Hong Kong draws 29 applications for virtual bank licences
The Hong Kong Monetary Authority said on Friday it had received 29 applications for the first batch of virtual bank licences, with the applicants ranging from telecommunications operators and financial technology companies to global banks.
“The HKMA has received a total of 29 applications as of 5pm on August 31. Since a lot of these were submitted over the past two days, the HKMA will need to assess if they are in order,” a spokesman said on Friday without disclosing any further information.
The spokesman said interested parties could still submit the application after Friday but they would not be in the first batch of processing. The HKMA earlier said 70 parties showed interested in the licences.
Six groups of applicants confirmed with the South China Morning Post that they have applied for a virtual bank licence by Friday’s deadline. The HKMA began accepting applications in May for the licences which will enable banks to operate online in the city without physical branches. The regulator set August 31 as the deadline for the first batch of applications.
Confirmed applicants included Standard Chartered Bank, online lender WeLab, a consortium led by CASH Financial Services Group, and Zhong An Bank allied with China Citic Bank. In addition, HKT, a joint venture by Bank of East Asia, Airwallex and Sequoia Capital China, also submitted an application ahead of the deadline.
Smartphone maker Xiaomi and Ping An Insurance declined to comment on press reports that they were likely to file an application.
Payment operator Yedpay! as well as veteran US investor Jim Rogers funded ITF opted not to file by the first round deadline, but said they were likely to do so by the second round.
Bank of East Asia deputy chief executive Adrian Li Man-kiu said services offered under the virtual bank format would help his bank to capture new customers.

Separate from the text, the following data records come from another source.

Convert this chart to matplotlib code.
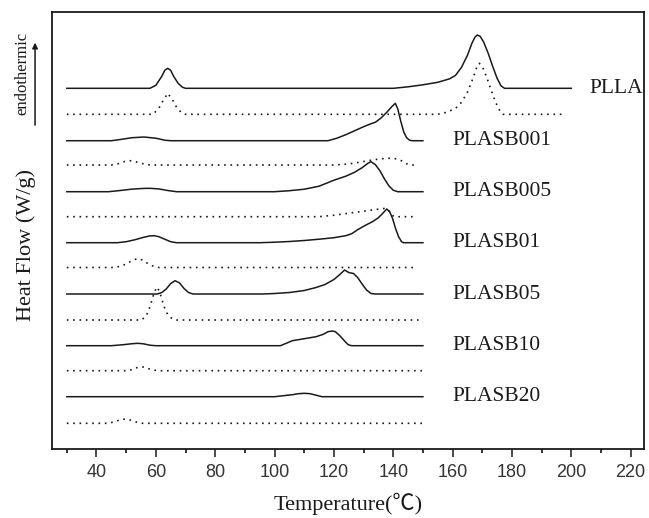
import matplotlib
matplotlib.use("Agg")
from matplotlib import pyplot as plt

# DSC traces: temperature (C) and heat flow above baseline (arb. units)
# solid = first heating, dotted = second heating
plla_T = [30, 58, 60, 62, 63, 64, 65, 66, 67.5, 69, 70, 140, 145, 150, 155, 159, 161, 163, 165,
          166.5, 167.5, 168.3, 169.3, 170.5, 172, 173.5, 175, 176.3, 177.5, 200]
plla_h = [0, 0, 0.3, 1.2, 1.8, 2.0, 1.8, 1.2, 0.5, 0.1, 0, 0, 0.15, 0.35, 0.6, 0.95, 1.3, 2.1, 3.3,
          4.5, 5.1, 5.33, 5.2, 4.6, 3.5, 2.2, 1.0, 0.25, 0, 0]
plla2_T = [30, 59, 61, 62.5, 64, 65.5, 67, 68.5, 70, 155, 158, 161, 163, 165, 167, 168, 169, 170,
           171.5, 173, 174.5, 176, 177, 198]
plla2_h = [0, 0, 0.6, 1.4, 2.1, 1.5, 0.7, 0.2, 0, 0, 0.2, 0.6, 1.2, 2.2, 3.7, 4.6, 5.1, 4.8,
           3.7, 2.4, 1.2, 0.3, 0, 0]

b001_T = [30, 45, 48, 52, 56, 60, 63, 65, 118, 121, 124, 127, 130, 132.5, 134, 136, 138, 139.5,
          140.7, 141.5, 142.5, 143.5, 144.5, 145.5, 146.5, 150]
b001_h = [0, 0, 0.12, 0.3, 0.37, 0.25, 0.05, 0, 0, 0.25, 0.6, 1.0, 1.4, 1.7, 1.85, 2.3, 2.9, 3.4,
          3.74, 3.2, 2.0, 0.9, 0.3, 0.05, 0, 0]
b001_2_T = [30, 45, 47, 49.5, 51.5, 53.5, 56, 58, 120, 125, 130, 134, 137.5, 140, 142, 143.5, 145, 146, 148]
b001_2_h = [0, 0, 0.1, 0.35, 0.43, 0.3, 0.1, 0, 0, 0.1, 0.35, 0.55, 0.67, 0.67, 0.55, 0.3, 0.05, 0, 0]

b005_T = [30, 44, 48, 52, 56, 58, 61, 64, 67, 100, 105, 110, 115, 120, 124, 127, 129.5, 131.5,
          132.5, 134, 135.5, 137, 138.5, 140, 141.5, 150]
b005_h = [0, 0, 0.12, 0.26, 0.33, 0.34, 0.28, 0.12, 0, 0, 0.1, 0.25, 0.55, 1.15, 1.55, 1.95, 2.4, 2.85,
          3.0, 2.7, 2.1, 1.3, 0.6, 0.15, 0, 0]
b005_2_T = [30, 115, 120, 125, 130, 134, 137.5, 138.5, 139.5, 140.5, 148]
b005_2_h = [0, 0, 0.15, 0.35, 0.55, 0.72, 0.84, 0.6, 0.15, 0, 0]

b01_T = [30, 47, 50, 53, 56, 58, 59.5, 61, 63, 65, 67, 95, 100, 105, 110, 115, 120, 124, 126, 128,
         130.8, 133, 135, 136.5, 137.8, 138.8, 139.8, 140.8, 141.8, 142.8, 143.5, 150]
b01_h = [0, 0, 0.1, 0.3, 0.55, 0.68, 0.7, 0.6, 0.35, 0.1, 0, 0, 0.05, 0.12, 0.22, 0.35, 0.5, 0.7, 0.9, 1.3,
         1.77, 2.1, 2.5, 2.95, 3.37, 3.1, 2.4, 1.4, 0.6, 0.1, 0, 0]
b01_2_T = [30, 46, 48, 50, 52, 53.9, 55.5, 57, 59, 61, 148]
b01_2_h = [0, 0, 0.12, 0.35, 0.7, 0.9, 0.75, 0.45, 0.15, 0, 0]

b05_T = [30, 60.5, 62, 63.5, 65, 66.5, 68, 69.5, 71, 72.5, 96, 100, 105, 110, 114, 117, 120, 122,
         123.6, 125, 126.6, 128, 129.5, 131, 132.5, 134, 150]
b05_h = [0, 0, 0.15, 0.5, 1.05, 1.33, 1.1, 0.55, 0.15, 0, 0, 0.05, 0.15, 0.35, 0.65, 0.95, 1.45, 1.95,
         2.4, 2.15, 2.05, 1.65, 1.0, 0.4, 0.05, 0, 0]
b05_2_T = [30, 55, 56.5, 57.5, 58.5, 59.5, 60.4, 61.3, 62.3, 63.3, 64.5, 66, 67, 150]
b05_2_h = [0, 0, 0.3, 0.9, 1.8, 2.8, 3.3, 2.8, 1.8, 0.9, 0.35, 0.05, 0, 0]

b10_T = [30, 45, 49, 52, 54, 56, 58, 60, 102, 104, 106, 110, 114, 116.5, 118, 119.5, 120.5, 122,
         123.5, 124.8, 126, 150]
b10_h = [0, 0, 0.1, 0.2, 0.24, 0.18, 0.05, 0, 0, 0.25, 0.5, 0.7, 0.9, 1.15, 1.4, 1.47, 1.4, 1.0,
         0.5, 0.1, 0, 0]
b10_2_T = [30, 50, 52, 54, 55.3, 57, 59, 61, 150]
b10_2_h = [0, 0, 0.1, 0.35, 0.4, 0.25, 0.07, 0, 0]

b20_T = [30, 100, 103, 106, 108, 110, 112, 114, 116, 150]
b20_h = [0, 0, 0.1, 0.2, 0.3, 0.34, 0.3, 0.15, 0, 0]
b20_2_T = [30, 44, 46, 48, 49.7, 51.5, 53.5, 55.5, 150]
b20_2_h = [0, 0, 0.15, 0.35, 0.43, 0.32, 0.12, 0, 0]

names = ['PLLA', 'PLASB001', 'PLASB005', 'PLASB01', 'PLASB05', 'PLASB10', 'PLASB20']
first_T = [plla_T, b001_T, b005_T, b01_T, b05_T, b10_T, b20_T]
first_h = [plla_h, b001_h, b005_h, b01_h, b05_h, b10_h, b20_h]
second_T = [plla2_T, b001_2_T, b005_2_T, b01_2_T, b05_2_T, b10_2_T, b20_2_T]
second_h = [plla2_h, b001_2_h, b005_2_h, b01_2_h, b05_2_h, b10_2_h, b20_2_h]
# vertical offsets of the stacked traces
offset1 = [36.07, 30.83, 25.73, 20.63, 15.5, 10.33, 5.23]
offset2 = [33.47, 28.4, 23.23, 18.15, 12.9, 7.83, 2.57]
label_T = [206, 160, 160, 160, 160, 160, 160]

serif = ['Liberation Serif', 'Noto Sans CJK SC', 'DejaVu Serif']
ink = '#1a1a1a'

fig = plt.figure(figsize=(6.49, 5.18), dpi=100)
ax = fig.add_axes([0.0801, 0.1332, 0.9122, 0.8436])

for i in range(len(names)):
    y1 = [offset1[i] + v for v in first_h[i]]
    y2 = [offset2[i] + v for v in second_h[i]]
    ax.plot(first_T[i], y1, color=ink, lw=1.1)
    ax.plot(second_T[i], y2, color=ink, lw=1.2, linestyle=(0, (1, 2.8)))
    ax.text(label_T[i], offset1[i], names[i], fontsize=15.5, family=serif,
            va='center', ha='left', color=ink)

ax.set_xlim(25, 224.5)
ax.set_ylim(0, 43.7)
ax.set_xticks(range(40, 221, 20))
ax.set_xticks(range(30, 221, 20), minor=True)
ax.set_yticks([])
ax.tick_params(axis='x', which='major', direction='out', length=6, width=1.1,
               labelsize=13, pad=5, colors=ink)
ax.tick_params(axis='x', which='minor', direction='out', length=3, width=1.1)
for lab in ax.get_xticklabels():
    lab.set_family('Liberation Sans')
    lab.set_color('#333333')
for s in ax.spines.values():
    s.set_linewidth(1.3)
    s.set_color(ink)

ax.set_xlabel('Temperature(\u2103)', fontsize=16, family=serif, labelpad=8, color=ink)
fig.text(0.04, 0.527, 'Heat Flow (W/g)', rotation=90, fontsize=16, family=serif,
         ha='center', va='center', color=ink)
fig.text(0.035, 0.859, 'endothermic', rotation=90, fontsize=12, family=serif,
         ha='center', va='center', color=ink)
fig.add_artist(matplotlib.patches.FancyArrowPatch((0.054, 0.753), (0.054, 0.923),
               transform=fig.transFigure, arrowstyle='-|>', mutation_scale=8,
               lw=1.1, color=ink))

fig.savefig('out.png', dpi=100)
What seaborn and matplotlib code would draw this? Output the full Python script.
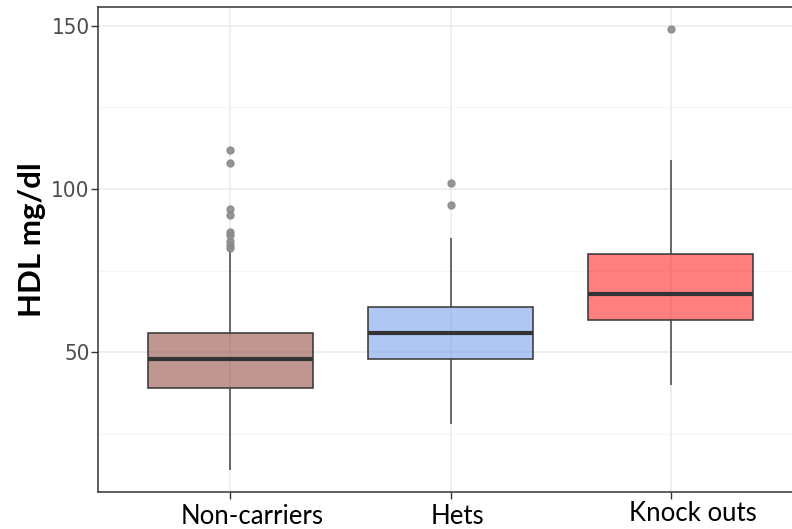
import matplotlib
matplotlib.use("Agg")
import matplotlib.pyplot as plt
import matplotlib.transforms as mtransforms
from matplotlib.colors import to_rgba
from matplotlib.ticker import MultipleLocator
from matplotlib import font_manager
import numpy as np
import pandas as pd
import seaborn as sns

# ── data ──────────────────────────────────────────────────────────────────────
groups = ["Non-carriers", "Hets", "Knock outs"]

non_carriers = [14, 22, 27, 30, 32, 34, 35, 36, 37, 38,
                39, 40, 41, 42, 43, 44, 45, 46, 47, 47,
                48, 49, 50, 51, 52, 52, 53, 54, 55, 55,
                56, 81, 82, 83, 84, 86, 87, 92, 94, 108, 112]
hets = [28, 36, 41, 44, 46, 48, 50, 52, 54, 55, 56,
        58, 60, 61, 63, 64, 68, 74, 85, 95, 102]
knock_outs = [40, 50, 56, 60, 63, 66, 68, 72, 76, 80, 92, 109, 149]

y_ticks = [50, 100, 150]
box_colors = ["#813123", "#6391e9", "#ff0101"]

df = pd.DataFrame({
    "group": (["Non-carriers"] * len(non_carriers) + ["Hets"] * len(hets)
              + ["Knock outs"] * len(knock_outs)),
    "hdl": non_carriers + hets + knock_outs,
})

sns.set_theme(style="whitegrid")
plt.rcParams["font.family"] = ["Lato", "DejaVu Sans"]

names = {f.name for f in font_manager.fontManager.ttflist}
narrow = "Liberation Sans Narrow" if "Liberation Sans Narrow" in names else "DejaVu Sans"

fig = plt.figure(figsize=(7.92, 5.29), dpi=100)
ax = fig.add_axes([98 / 792, 37 / 529, 705 / 792, 485 / 529])

sns.boxplot(data=df, x="group", y="hdl", hue="group", order=groups,
            palette=dict(zip(groups, box_colors)), legend=False,
            width=0.75, linecolor="#333333", linewidth=1.1,
            fliersize=5, ax=ax,
            flierprops=dict(marker="o", markerfacecolor="#8a8a8a",
                            markeredgecolor="#8a8a8a", alpha=0.9),
            medianprops=dict(linewidth=3, color="#333333"),
            whiskerprops=dict(color="#444444"), capprops=dict(linewidth=0))

for patch, c in zip(ax.patches, box_colors):
    patch.set_facecolor(to_rgba(c, 0.5))

ax.set_xlim(-0.6, 2.6)
ax.set_ylim(7.25, 155.75)
ax.set_yticks(y_ticks, [str(t) for t in y_ticks], fontfamily=narrow,
              fontstretch="condensed", fontsize=16, color="#4d4d4d")
ax.yaxis.set_minor_locator(MultipleLocator(25))
ax.set_facecolor("white")
ax.grid(True, which="major", color="#ebebeb", linewidth=1.1)
ax.grid(True, which="minor", axis="y", color="#f2f2f2", linewidth=0.6)
ax.set_axisbelow(True)

for side in ["left", "bottom", "top", "right"]:
    ax.spines[side].set_visible(True)
    ax.spines[side].set_color("#333333")
    ax.spines[side].set_linewidth(1.1)

ax.tick_params(axis="both", which="major", length=5, width=1, color="#333333",
               bottom=True, left=True)
ax.tick_params(axis="y", which="minor", length=0)
ax.tick_params(axis="y", pad=1)
ax.tick_params(axis="x", labelsize=18.5, labelcolor="black", pad=3.5)

# the category labels sit a little right of their ticks in the reference
offsets = [(22, 0), (7, 0), (22, 3)]
for lab, (dx, dy) in zip(ax.get_xticklabels(), offsets):
    lab.set_transform(lab.get_transform() + mtransforms.ScaledTranslation(
        dx / 100, dy / 100, fig.dpi_scale_trans))

ax.set_xlabel("")
ax.set_ylabel("HDL mg/dl", fontsize=22.5, fontweight="bold", color="black")
ax.yaxis.set_label_coords(-0.074, 0.52)

fig.savefig("out.png", dpi=100)
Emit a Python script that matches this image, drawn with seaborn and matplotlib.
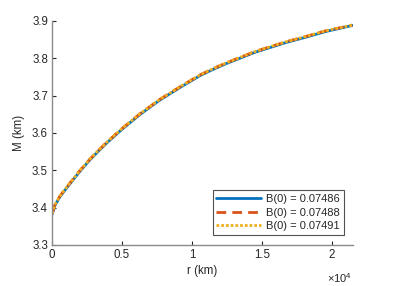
import pandas as pd
import matplotlib
matplotlib.use("Agg")
import matplotlib.pyplot as plt
import seaborn as sns
from matplotlib.ticker import FuncFormatter


# ======================================================
# DATA
# ======================================================
r_km = [0, 200, 550, 1270, 2000, 2700, 3300, 3900, 5000, 6300, 7700,
        9200, 10600, 11500, 12400, 14500, 16700, 18000, 19600, 21480]

m_b07486 = [3.382, 3.406, 3.429, 3.464, 3.498, 3.528, 3.551, 3.573, 3.610, 3.650, 3.688,
            3.723, 3.754, 3.770, 3.785, 3.816, 3.842, 3.855, 3.872, 3.888]
m_b07488 = [3.384, 3.408, 3.431, 3.466, 3.500, 3.530, 3.553, 3.575, 3.612, 3.652, 3.690,
            3.725, 3.756, 3.772, 3.787, 3.818, 3.844, 3.857, 3.874, 3.889]
m_b07491 = [3.384, 3.408, 3.431, 3.466, 3.500, 3.530, 3.553, 3.575, 3.612, 3.652, 3.690,
            3.725, 3.756, 3.772, 3.787, 3.818, 3.844, 3.857, 3.874, 3.889]

labels = ["B(0) = 0.07486", "B(0) = 0.07488", "B(0) = 0.07491"]
colors = ["#0072BD", "#D95319", "#EDB120"]

y_ticks = [3.3, 3.4, 3.5, 3.6, 3.7, 3.8, 3.9]
x_ticks = [0, 5000, 10000, 15000, 20000]


# ======================================================
# BUILD LONG TABLE
# ======================================================
def build_table():
    frames = []
    for lab, vals in zip(labels, [m_b07486, m_b07488, m_b07491]):
        frames.append(pd.DataFrame({"r": r_km, "M": vals, "series": lab}))
    return pd.concat(frames, ignore_index=True)


# ======================================================
# PLOT
# ======================================================
def plot_mass():
    sns.set_style("ticks")
    plt.rcParams["font.family"] = ["Liberation Sans", "DejaVu Sans"]
    plt.rcParams["mathtext.fontset"] = "custom"
    plt.rcParams["mathtext.rm"] = "Liberation Sans"

    df = build_table()

    fig = plt.figure(figsize=(3.99, 2.86), dpi=100)
    ax = fig.add_axes([0.1308, 0.1434, 0.7527, 0.7832])

    sns.lineplot(
        data=df, x="r", y="M", hue="series", style="series",
        palette=dict(zip(labels, colors)),
        dashes={labels[0]: "", labels[1]: (3.5, 2.2), labels[2]: (1, 0.7)},
        linewidth=2.0, ax=ax, estimator=None, sort=False,
    )

    ax.set_xlim(0, 21500)
    ax.set_ylim(3.3, 3.9)
    ax.set_yticks(y_ticks)
    ax.set_xticks(x_ticks)
    ax.xaxis.set_major_formatter(FuncFormatter(lambda v, p: f"{v / 1e4:g}"))
    ax.yaxis.set_major_formatter(FuncFormatter(lambda v, p: f"{v:.1f}"))

    grey = "#262626"
    for s in ["top", "right"]:
        ax.spines[s].set_visible(False)
    for s in ["left", "bottom"]:
        ax.spines[s].set_color("#8a8a8a")
        ax.spines[s].set_linewidth(1.0)
    ax.tick_params(direction="in", length=3, width=0.8, color=grey,
                   labelsize=8.3, labelcolor=grey, pad=3)

    ax.set_xlabel("r (km)", fontsize=8.3, color=grey, labelpad=3)
    ax.set_ylabel("M (km)", fontsize=8.3, color=grey, labelpad=5)
    ax.text(1.0, -0.118, r"$\times$10$^4$", transform=ax.transAxes,
            ha="right", va="top", fontsize=8, color=grey)

    leg = ax.legend(loc="lower right", bbox_to_anchor=(0.972, 0.045),
                    borderaxespad=0, fontsize=8, frameon=True, fancybox=False,
                    handlelength=4.0, handletextpad=0.5, labelspacing=0.3,
                    borderpad=0.35, edgecolor="#262626", title=None)
    leg.get_frame().set_linewidth(0.8)
    for t in leg.get_texts():
        t.set_color(grey)

    fig.savefig("out.png", dpi=100)


if __name__ == "__main__":
    plot_mass()
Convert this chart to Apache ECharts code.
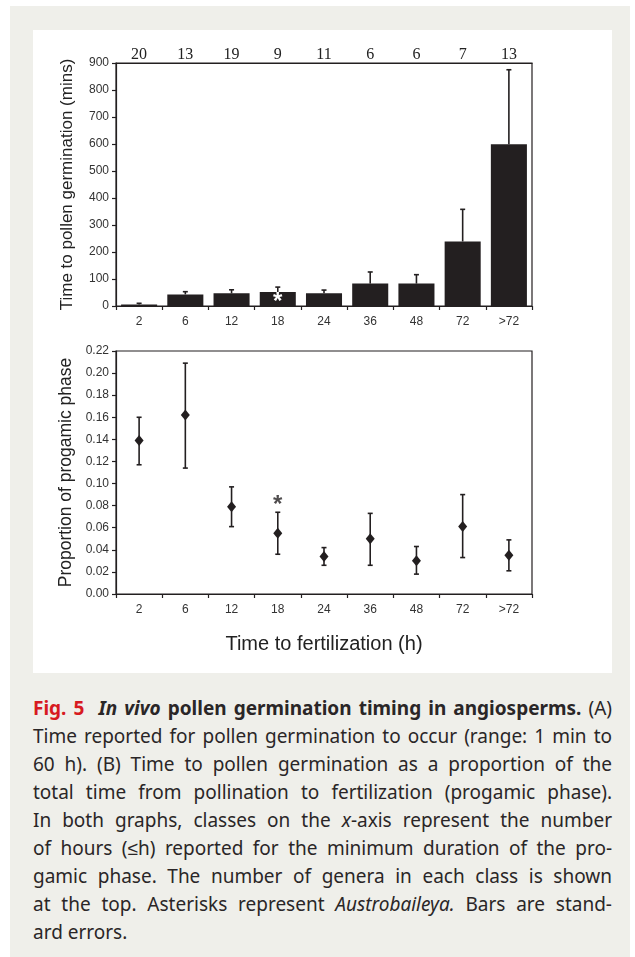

“Our virtual bank will use new technology to serve small and medium sized customers as well as individuals who are now underserved by traditional banks,” Li said.
He added that the joint venture would have initial capital of HK$1 billion (US$127.4 million) and would be expected to break even in about three years.
“WeLab has submitted the application to the HKMA with hopes to be among the first batch of companies to operate virtual banking in Hong Kong,” said Simon Loong, founder and chief executive of WeLab.
“Getting the license would be a recognition of WeLab, a home-grown fintech company, as well as an affirmation and encouragement to the local fintech industry. We would like to leverage our fintech experience to offer smart banking services to customers as well as to further promote financial inclusion.”
CASH has formed a strategic partnership with Shenzhen IT firm Forms Syntron Information (HK) and mobile payment solution company QFPay Haojin FinTech, the company said in a stock exchange filing on Thursday.
Benson Chan, executive director of CASH, said the group wants to establish a virtual bank to help develop Hong Kong’s smart banking services and to offer better services for millennials, young families, small companies and start-ups.
Charlotte Robins, partner at law firm Allen & Overy, said the applicants need to pay attention to their shareholder structure and how to handle operational risk.
“Among other things, successful applicants will have effectively illustrated their understanding of the risk exposure in the running of the virtual bank and how they plan to appropriately manage those risks,” Robins said.